_Description of the task:_ Take the lines from the beginning of the material through the line containing "const yTicks = [0, 20, 40, 60, 80];" and retype them exactly, leaving the pictures out.

_Data provided:_
================================
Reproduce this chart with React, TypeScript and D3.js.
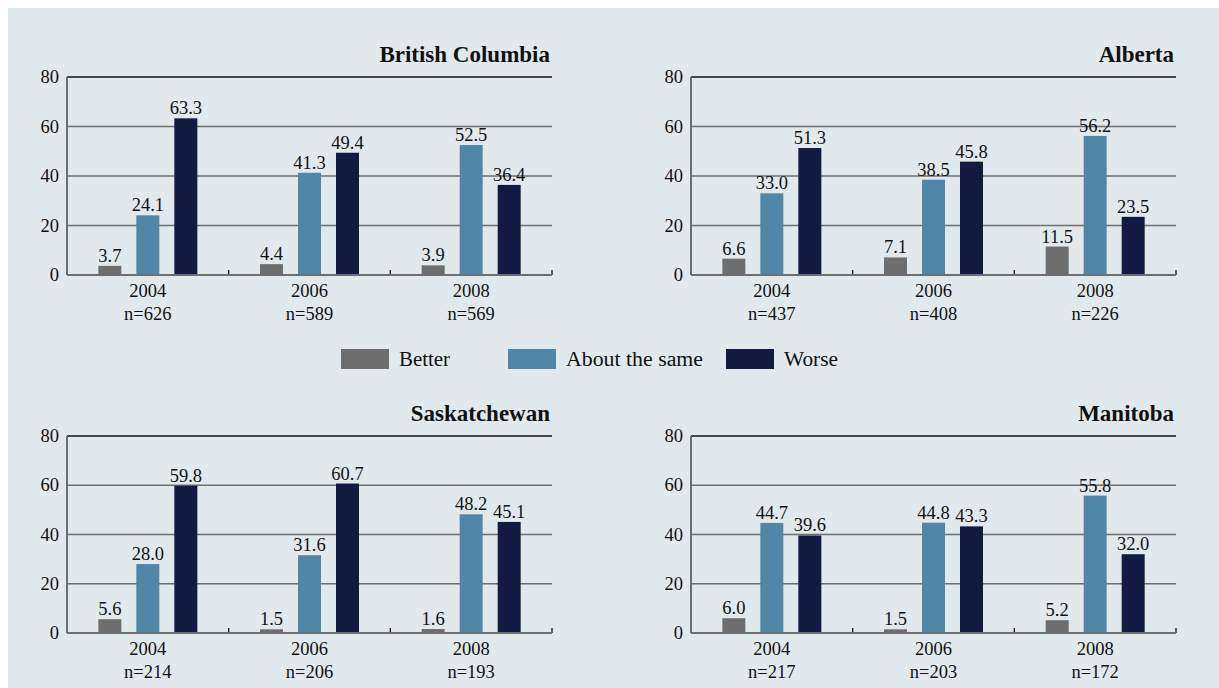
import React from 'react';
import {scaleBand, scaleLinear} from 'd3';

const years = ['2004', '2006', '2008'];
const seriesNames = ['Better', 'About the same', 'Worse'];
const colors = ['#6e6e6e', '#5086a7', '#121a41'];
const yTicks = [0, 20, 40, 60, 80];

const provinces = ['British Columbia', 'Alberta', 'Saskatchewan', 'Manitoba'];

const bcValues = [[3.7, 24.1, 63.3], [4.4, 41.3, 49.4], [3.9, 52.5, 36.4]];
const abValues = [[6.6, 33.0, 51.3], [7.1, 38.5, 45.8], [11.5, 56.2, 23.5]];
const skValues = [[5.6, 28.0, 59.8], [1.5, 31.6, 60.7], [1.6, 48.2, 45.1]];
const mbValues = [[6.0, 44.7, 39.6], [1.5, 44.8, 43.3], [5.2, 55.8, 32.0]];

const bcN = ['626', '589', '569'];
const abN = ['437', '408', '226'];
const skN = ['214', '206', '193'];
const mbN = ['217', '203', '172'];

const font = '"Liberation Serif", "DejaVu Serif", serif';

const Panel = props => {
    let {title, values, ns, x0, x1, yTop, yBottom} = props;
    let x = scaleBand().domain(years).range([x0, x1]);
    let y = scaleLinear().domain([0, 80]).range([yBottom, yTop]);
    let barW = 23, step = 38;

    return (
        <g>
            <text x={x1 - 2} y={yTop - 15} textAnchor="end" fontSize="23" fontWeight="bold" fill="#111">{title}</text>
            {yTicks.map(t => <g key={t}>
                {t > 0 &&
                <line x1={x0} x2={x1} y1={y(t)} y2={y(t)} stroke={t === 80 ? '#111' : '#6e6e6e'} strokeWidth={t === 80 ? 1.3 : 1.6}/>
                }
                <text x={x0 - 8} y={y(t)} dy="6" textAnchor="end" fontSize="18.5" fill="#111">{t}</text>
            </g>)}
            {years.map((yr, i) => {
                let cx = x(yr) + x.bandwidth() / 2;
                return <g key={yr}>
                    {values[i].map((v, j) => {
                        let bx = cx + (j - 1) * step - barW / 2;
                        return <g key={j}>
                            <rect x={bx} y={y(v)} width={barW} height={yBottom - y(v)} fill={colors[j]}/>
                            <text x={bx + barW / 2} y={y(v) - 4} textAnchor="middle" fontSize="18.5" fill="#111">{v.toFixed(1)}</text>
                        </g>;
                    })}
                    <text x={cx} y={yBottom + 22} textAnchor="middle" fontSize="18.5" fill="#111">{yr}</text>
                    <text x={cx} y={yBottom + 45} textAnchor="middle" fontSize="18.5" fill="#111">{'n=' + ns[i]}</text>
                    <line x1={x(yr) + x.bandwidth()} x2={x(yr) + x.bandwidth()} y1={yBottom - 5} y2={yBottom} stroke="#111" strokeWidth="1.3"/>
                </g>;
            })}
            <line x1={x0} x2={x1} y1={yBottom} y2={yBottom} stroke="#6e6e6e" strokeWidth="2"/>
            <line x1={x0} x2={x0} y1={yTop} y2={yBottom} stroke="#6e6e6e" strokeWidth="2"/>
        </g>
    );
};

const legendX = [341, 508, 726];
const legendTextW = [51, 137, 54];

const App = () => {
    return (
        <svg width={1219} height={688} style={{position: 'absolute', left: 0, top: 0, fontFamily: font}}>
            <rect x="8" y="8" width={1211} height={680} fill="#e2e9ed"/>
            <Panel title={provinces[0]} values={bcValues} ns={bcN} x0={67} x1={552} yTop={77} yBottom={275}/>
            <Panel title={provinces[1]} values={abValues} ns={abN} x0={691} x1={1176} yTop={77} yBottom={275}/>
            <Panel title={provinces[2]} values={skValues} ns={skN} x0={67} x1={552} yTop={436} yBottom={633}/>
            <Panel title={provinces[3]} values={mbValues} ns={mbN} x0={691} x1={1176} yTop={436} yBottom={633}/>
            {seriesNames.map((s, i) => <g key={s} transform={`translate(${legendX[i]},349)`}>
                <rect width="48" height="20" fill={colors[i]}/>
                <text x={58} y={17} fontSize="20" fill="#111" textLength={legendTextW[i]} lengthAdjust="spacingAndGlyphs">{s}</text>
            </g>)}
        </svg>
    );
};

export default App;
================================
_Answer to this exercise:_
Reproduce this chart with React, TypeScript and D3.js.
import React from 'react';
import {scaleBand, scaleLinear} from 'd3';

const years = ['2004', '2006', '2008'];
const seriesNames = ['Better', 'About the same', 'Worse'];
const colors = ['#6e6e6e', '#5086a7', '#121a41'];
const yTicks = [0, 20, 40, 60, 80];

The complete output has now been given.